Goal of the exercise: Of the lines in the listing below, how many hold "seaborn"? Answer with the number only.

Source excerpt:
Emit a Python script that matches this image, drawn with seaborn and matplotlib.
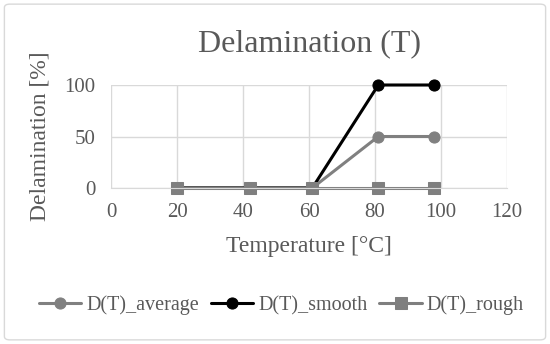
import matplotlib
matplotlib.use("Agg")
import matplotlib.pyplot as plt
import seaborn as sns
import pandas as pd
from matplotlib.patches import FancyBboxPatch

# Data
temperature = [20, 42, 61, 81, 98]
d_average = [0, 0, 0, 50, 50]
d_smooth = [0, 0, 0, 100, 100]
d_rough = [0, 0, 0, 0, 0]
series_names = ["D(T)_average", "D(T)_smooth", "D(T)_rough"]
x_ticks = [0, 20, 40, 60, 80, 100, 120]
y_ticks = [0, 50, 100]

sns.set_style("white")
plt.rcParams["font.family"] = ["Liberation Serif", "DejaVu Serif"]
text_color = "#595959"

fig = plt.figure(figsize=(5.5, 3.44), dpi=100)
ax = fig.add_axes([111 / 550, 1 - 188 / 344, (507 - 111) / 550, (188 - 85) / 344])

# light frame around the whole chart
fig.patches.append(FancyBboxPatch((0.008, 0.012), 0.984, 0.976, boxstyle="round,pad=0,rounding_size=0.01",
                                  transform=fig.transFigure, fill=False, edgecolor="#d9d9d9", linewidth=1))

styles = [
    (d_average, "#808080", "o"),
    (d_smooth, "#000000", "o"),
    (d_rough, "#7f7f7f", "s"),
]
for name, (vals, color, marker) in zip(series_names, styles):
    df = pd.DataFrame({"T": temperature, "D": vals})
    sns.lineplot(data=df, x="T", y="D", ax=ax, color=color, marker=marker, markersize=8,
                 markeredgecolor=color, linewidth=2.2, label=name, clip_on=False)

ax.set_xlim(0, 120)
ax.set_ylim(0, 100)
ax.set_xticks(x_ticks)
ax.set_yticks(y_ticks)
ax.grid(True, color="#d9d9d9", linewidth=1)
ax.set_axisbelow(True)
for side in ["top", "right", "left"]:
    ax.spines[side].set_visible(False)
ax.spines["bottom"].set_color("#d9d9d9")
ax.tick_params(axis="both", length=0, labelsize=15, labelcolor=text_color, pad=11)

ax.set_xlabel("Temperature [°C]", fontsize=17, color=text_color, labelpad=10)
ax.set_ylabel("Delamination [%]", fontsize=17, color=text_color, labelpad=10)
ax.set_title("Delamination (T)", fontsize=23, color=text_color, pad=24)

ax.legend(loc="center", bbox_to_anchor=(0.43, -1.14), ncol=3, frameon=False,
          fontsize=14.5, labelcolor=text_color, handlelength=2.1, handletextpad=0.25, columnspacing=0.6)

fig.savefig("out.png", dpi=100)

Reply: 2